Identifying seven critical areas that require urgent attention of the Saarc member countries, Prime Minister Sheikh Hasina on Wednesday urged all the Saarc leaders to lend their support to advance implementation of the agreed regional outcomes on connectivity, putting aside their differences as the association’s achievements have been modest so far compared to expectations.
“I would urge all Saarc leaders at the podium to lend their support to advance implementation of the agreed regional outcomes on connectivity… and Bangladesh will appreciate the early signing of the Regional Motor Vehicles Agreement and the Regional Railways Agreement,” she said.
The Prime Minister was delivering her speech at the inaugural ceremony of the two-day 18th Saarc Summit being held at City Hall, Bhrikuti Mandap of the Nepalese capital. This is the third time that Nepal is hosting Saarc Summit after the ones it hosted in January, 2002 and November 1987.

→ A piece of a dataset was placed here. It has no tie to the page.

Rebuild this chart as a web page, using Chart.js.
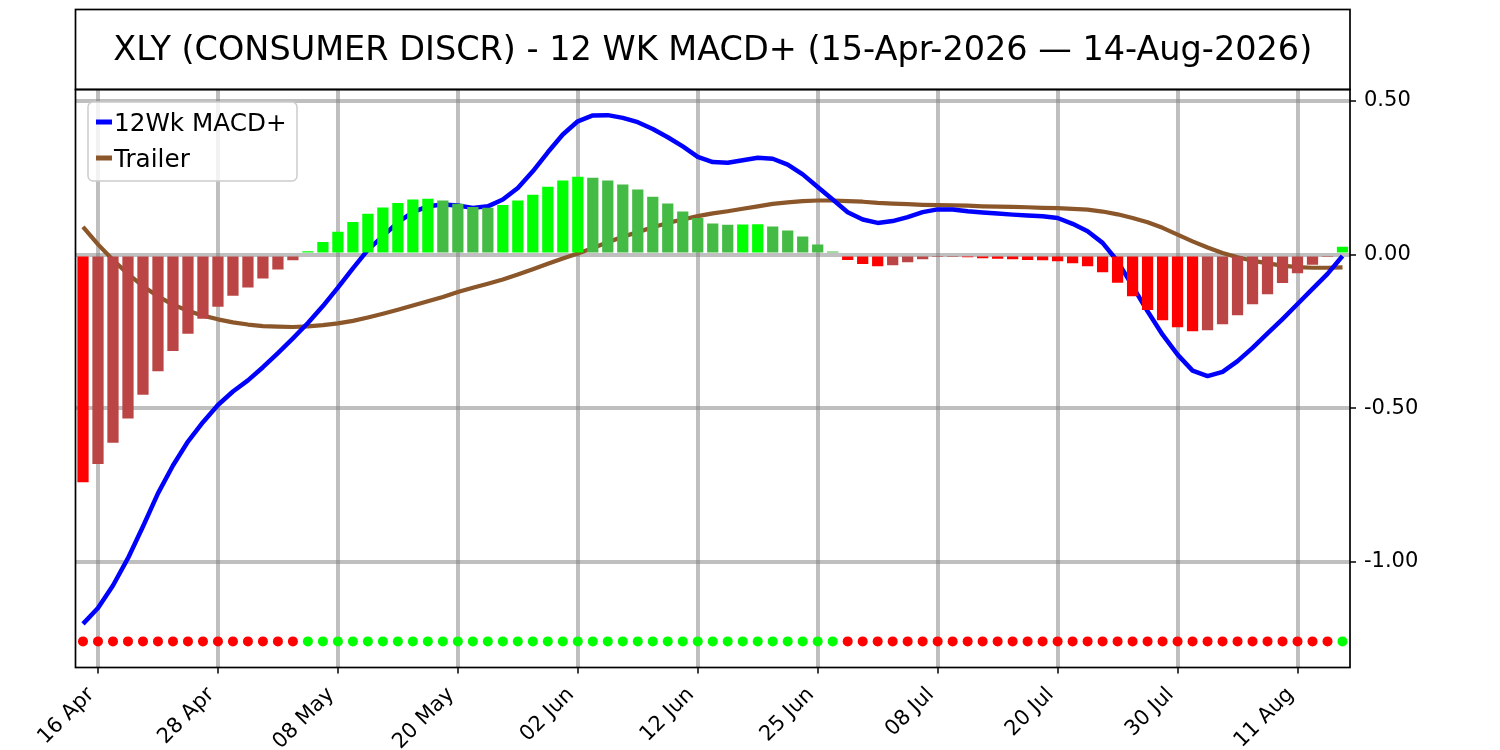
<!DOCTYPE html>
<html>
<head>
<meta charset="utf-8">
<title>XLY 12 WK MACD+</title>
<script src="https://cdn.jsdelivr.net/npm/chart.js@4.4.1/dist/chart.umd.min.js"></script>
<style>
  html, body { margin: 0; padding: 0; background: #fff; }
  #wrap { width: 1500px; height: 750px; }
</style>
</head>
<body>
<div id="wrap"><canvas id="chart" width="1500" height="750"></canvas></div>
<script>
// trading days shown on the x axis
const days = [
  '15 Apr','16 Apr','17 Apr','20 Apr','21 Apr','22 Apr','23 Apr','24 Apr','27 Apr','28 Apr',
  '29 Apr','30 Apr','01 May','04 May','05 May','06 May','07 May','08 May','11 May','12 May',
  '13 May','14 May','15 May','18 May','19 May','20 May','21 May','22 May','26 May','27 May',
  '28 May','29 May','01 Jun','02 Jun','03 Jun','04 Jun','05 Jun','08 Jun','09 Jun','10 Jun',
  '11 Jun','12 Jun','15 Jun','16 Jun','17 Jun','18 Jun','22 Jun','23 Jun','24 Jun','25 Jun',
  '26 Jun','29 Jun','30 Jun','01 Jul','02 Jul','06 Jul','07 Jul','08 Jul','09 Jul','10 Jul',
  '13 Jul','14 Jul','15 Jul','16 Jul','17 Jul','20 Jul','21 Jul','22 Jul','23 Jul','24 Jul',
  '27 Jul','28 Jul','29 Jul','30 Jul','31 Jul','03 Aug','04 Aug','05 Aug','06 Aug','07 Aug',
  '10 Aug','11 Aug','12 Aug','13 Aug','14 Aug'
];

// which days get a labelled tick
const tickDays = [1, 9, 17, 25, 33, 41, 49, 57, 65, 73, 81];

// y axis ticks
const yTicks = [0.5, 0, -0.5, -1.0];

// 12Wk MACD+ line
const macd = [
  -1.203, -1.151, -1.078, -0.989, -0.886, -0.778, -0.687, -0.609, -0.546, -0.490,
  -0.446, -0.410, -0.367, -0.321, -0.273, -0.223, -0.168, -0.108, -0.045, 0.015,
  0.060, 0.105, 0.138, 0.157, 0.163, 0.160, 0.152, 0.157, 0.179, 0.217,
  0.271, 0.333, 0.391, 0.434, 0.453, 0.454, 0.445, 0.431, 0.409, 0.382,
  0.352, 0.318, 0.301, 0.299, 0.307, 0.315, 0.312, 0.293, 0.261, 0.220,
  0.179, 0.138, 0.114, 0.103, 0.109, 0.122, 0.138, 0.147, 0.147, 0.141,
  0.137, 0.134, 0.130, 0.127, 0.125, 0.119, 0.100, 0.076, 0.038, -0.022,
  -0.103, -0.185, -0.261, -0.326, -0.378, -0.396, -0.382, -0.347, -0.304, -0.257,
  -0.210, -0.161, -0.112, -0.063, -0.005
];

// Trailer line
const trailer = [
  0.090, 0.033, -0.018, -0.063, -0.103, -0.136, -0.163, -0.183, -0.199, -0.211,
  -0.221, -0.228, -0.233, -0.235, -0.236, -0.234, -0.230, -0.224, -0.216, -0.205,
  -0.193, -0.180, -0.166, -0.152, -0.138, -0.122, -0.108, -0.095, -0.081, -0.065,
  -0.048, -0.030, -0.013, 0.003, 0.021, 0.040, 0.058, 0.073, 0.089, 0.103,
  0.114, 0.125, 0.134, 0.141, 0.149, 0.157, 0.165, 0.170, 0.174, 0.176,
  0.176, 0.174, 0.172, 0.168, 0.166, 0.164, 0.162, 0.161, 0.160, 0.159,
  0.157, 0.156, 0.155, 0.154, 0.152, 0.151, 0.149, 0.146, 0.140, 0.131,
  0.119, 0.105, 0.087, 0.065, 0.043, 0.023, 0.005, -0.009, -0.020, -0.029,
  -0.036, -0.041, -0.043, -0.043, -0.042
];

// histogram bars
const hist = [
  -0.742, -0.682, -0.613, -0.534, -0.457, -0.380, -0.314, -0.258, -0.209, -0.170,
  -0.134, -0.107, -0.078, -0.049, -0.019, 0.011, 0.041, 0.074, 0.106, 0.133,
  0.153, 0.168, 0.179, 0.182, 0.176, 0.165, 0.155, 0.152, 0.161, 0.176,
  0.195, 0.221, 0.241, 0.253, 0.250, 0.241, 0.228, 0.212, 0.188, 0.166,
  0.140, 0.119, 0.101, 0.097, 0.098, 0.099, 0.091, 0.078, 0.059, 0.033,
  0.010, -0.018, -0.031, -0.038, -0.035, -0.025, -0.015, -0.008, -0.005, -0.009,
  -0.012, -0.014, -0.015, -0.018, -0.019, -0.022, -0.028, -0.038, -0.058, -0.092,
  -0.136, -0.181, -0.214, -0.237, -0.250, -0.247, -0.227, -0.198, -0.162, -0.129,
  -0.093, -0.061, -0.033, -0.005, 0.025
];

// level of the signal dots row
const signalLevel = -1.26;

const FONT = 'DejaVu Sans';
const GRID = 'rgba(128,128,128,0.5)';

// bright when the bar grows away from zero, dull when it shrinks
const barColors = hist.map((v, i) => {
  const prev = i > 0 ? hist[i - 1] : 0;
  if (v >= 0) return v >= prev ? '#00ff00' : '#44bb44';
  return v <= prev ? '#ff0000' : '#bb4444';
});
const dotColors = hist.map(v => v >= 0 ? '#00ff00' : '#ff0000');

// title box, plot frame and legend drawn by hand
const framePlugin = {
  id: 'frame',
  afterDraw(chart) {
    const ctx = chart.ctx;
    const a = chart.chartArea;
    ctx.save();
    ctx.strokeStyle = '#000';
    ctx.lineWidth = 1.7;
    ctx.strokeRect(a.left, 9.5, a.right - a.left, a.top - 9.5);
    ctx.strokeRect(a.left, a.top, a.right - a.left, a.bottom - a.top);

    // legend
    ctx.beginPath();
    ctx.roundRect(88, 102, 209, 79, 5);
    ctx.fillStyle = 'rgba(255,255,255,0.8)';
    ctx.fill();
    ctx.strokeStyle = '#cccccc';
    ctx.lineWidth = 1.5;
    ctx.stroke();

    const items = [
      { label: '12Wk MACD+', color: '#0000ff', y: 122 },
      { label: 'Trailer', color: '#8b572a', y: 158 }
    ];
    ctx.font = '24.7px "' + FONT + '"';
    ctx.textBaseline = 'middle';
    ctx.textAlign = 'left';
    items.forEach(it => {
      ctx.beginPath();
      ctx.moveTo(96, it.y);
      ctx.lineTo(112, it.y);
      ctx.strokeStyle = it.color;
      ctx.lineWidth = 5;
      ctx.stroke();
      ctx.fillStyle = '#000';
      ctx.fillText(it.label, 114, it.y + 2.5);
    });
    ctx.restore();
  }
};

new Chart(document.getElementById('chart'), {
  type: 'bar',
  data: {
    labels: days,
    datasets: [
      {
        type: 'line',
        label: 'Signal',
        data: hist.map(() => signalLevel),
        showLine: false,
        pointRadius: 5,
        pointBorderWidth: 0,
        pointBackgroundColor: dotColors,
        pointBorderColor: dotColors,
        order: 0
      },
      {
        label: 'Histogram',
        data: hist,
        backgroundColor: barColors,
        borderWidth: 0,
        barPercentage: 0.75,
        categoryPercentage: 1.0,
        order: 1
      },
      {
        type: 'line',
        label: '12Wk MACD+',
        data: macd,
        borderColor: '#0000ff',
        borderWidth: 4.5,
        pointRadius: 0,
        tension: 0,
        borderJoinStyle: 'round',
        order: 2
      },
      {
        type: 'line',
        label: 'Trailer',
        data: trailer,
        borderColor: '#8b572a',
        borderWidth: 4.2,
        pointRadius: 0,
        tension: 0,
        borderJoinStyle: 'round',
        order: 3
      }
    ]
  },
  options: {
    responsive: false,
    animation: false,
    layout: { padding: { left: 75.5, right: 0, top: 0, bottom: 0 } },
    plugins: {
      legend: { display: false },
      tooltip: { enabled: false },
      title: {
        display: true,
        fullSize: false,
        text: 'XLY (CONSUMER DISCR) - 12 WK MACD+ (15-Apr-2026 \u2014 14-Aug-2026)',
        color: '#000',
        font: { family: FONT, size: 33.5, weight: 'normal' },
        padding: { top: 31.4, bottom: 17.9 }
      }
    },
    scales: {
      x: {
        offset: true,
        grid: {
          offset: false,
          color: GRID,
          lineWidth: 4,
          tickColor: '#000',
          tickLength: 6,
          tickWidth: 1.5
        },
        border: { display: false },
        ticks: {
          autoSkip: false,
          minRotation: 45,
          maxRotation: 45,
          color: '#000',
          padding: 9,
          labelOffset: -7,
          font: { family: FONT, size: 21 }
        },
        afterBuildTicks: s => { s.ticks = tickDays.map(v => ({ value: v })); },
        afterFit: s => { s.height = 82.5; }
      },
      y: {
        position: 'right',
        min: -1.345,
        max: 0.5375,
        z: 1,
        grid: {
          color: GRID,
          lineWidth: 4,
          tickColor: '#000',
          tickLength: 6,
          tickWidth: 1.5
        },
        border: { display: false },
        ticks: {
          color: '#000',
          padding: 8,
          font: { family: FONT, size: 21 },
          callback: v => v.toFixed(2)
        },
        afterBuildTicks: s => { s.ticks = yTicks.map(v => ({ value: v })); },
        afterFit: s => { s.width = 150; }
      }
    }
  },
  plugins: [framePlugin]
});
</script>
</body>
</html>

The seven critical areas that Hasina identified for urgent attention are poverty, youth population, science technology innovation, climate change, regional agreements and global development agenda.
Hasina said the Saarc countries need to focus on increasing intra-regional trade while early and effective implementation of Safta remains important. "We’ll particularly need to address the non-tariff and para-tariff barriers. Our people want to see robust actions on the ground. They’re more focused on ‘outcomes’ than ‘process’."
The Prime Minister also called upon the Saarc leaders to focus on undertaking more realistic, result-oriented and mutually beneficial partnership for cooperation to prosper together. "Let that be our contribution towards redeeming our pledge to our people to leave a more peaceful, progressive, connected and knowledge-based South Asia," she told her audience.
Hasina said the South Asian Association for Regional Cooperation or Saarc was created three decades ago with the core objectives of building partnership for the welfare and prosperity of the people. "Looking back, one would have the impression that its achievements have been rather modest compared to our expectations and potentials."
She, however, was optimistic of what Saarc can actually attain given the collective political will and ambitions. "What’s needed is to set aside our differences and work on collective strength for bringing real progress to the people of the region. A candid assessment and frank conversation among us is the need of the hour to bring dynamism into Saarc and its activities."
Sharing some of her thoughts on some of the critical areas that need urgent attention, the Prime Minister first said that poverty as being the common and key enemy that hinders peace and development in the region.
Noting that cooperation in increasing productivity of key cereals, inland fisheries and livestock, improving water efficiency in agriculture are crucial for attaining nutritional security of the people and eradicating poverty, Hasina underscored the need for effective operation of Saarc Food Bank and Seed Bank.
She emphasised developing the large young population of the region as human resources -- primarily by giving them quality education and effective training.
"We recognise that our education system should be need-based and innovative one with adequate exposure to scientific and technological advancement and comparable with the advanced countries," she added.
She said that the women and men need easy access to affordable and quality technical and vocational education as education and skill development need to be linked to employment and entrepreneurship.
The Prime Minister said for achieving development faster, the Saarc countries must deepen its collective efforts to develop, use and apply science-technology-innovation at all levels. "We need support in health, agriculture, food and climate change technologies. Bangladesh would call for deeper cooperation in these areas."
The Prime Minister said climate change poses a serious challenge to much of the development enterprise since intensity and frequency of disasters among the Saarc countries are rising. "The risks are so grave that for Bangladesh climate change may wipe out 2 to 3 percent of our annual GDP, including displacement of more than 30 million people by 2050."
At the Saarc level, she said the Saarc countries need to secure result-oriented implementation of the regional agreements and plans through cross-border initiatives.
Lauding the progress on the Saarc Framework Agreement on Electricity Cooperation, she said energy is a sector where the countries of this region have much to tap in terms of regional hydro-power.
"There’re aspects, like energy regulation, efficiency and conservation, regional power grid – where we can work beneficially. It is, therefore, the time to commit ourselves on regional, sub-regional and bilateral initiatives for the development of energy sector in a comprehensive manner,"
The PM said the new Global Development Agenda requires the Saarc countries to focus on their fourth frontier - the Indian Ocean.
"There’s so much to benefit through collaborative exploration of the living and non-living marine resources. The ocean resources-based ‘Blue Economy’ can play a critical role in sustainable development of the Saarc region," she said.
The Prime Minister in her 7th and last thought said physical connectivity is important in ensuring overall peace, progress and stability across South Asia as Multimodal physical connectivity links territories and communities of Saarc.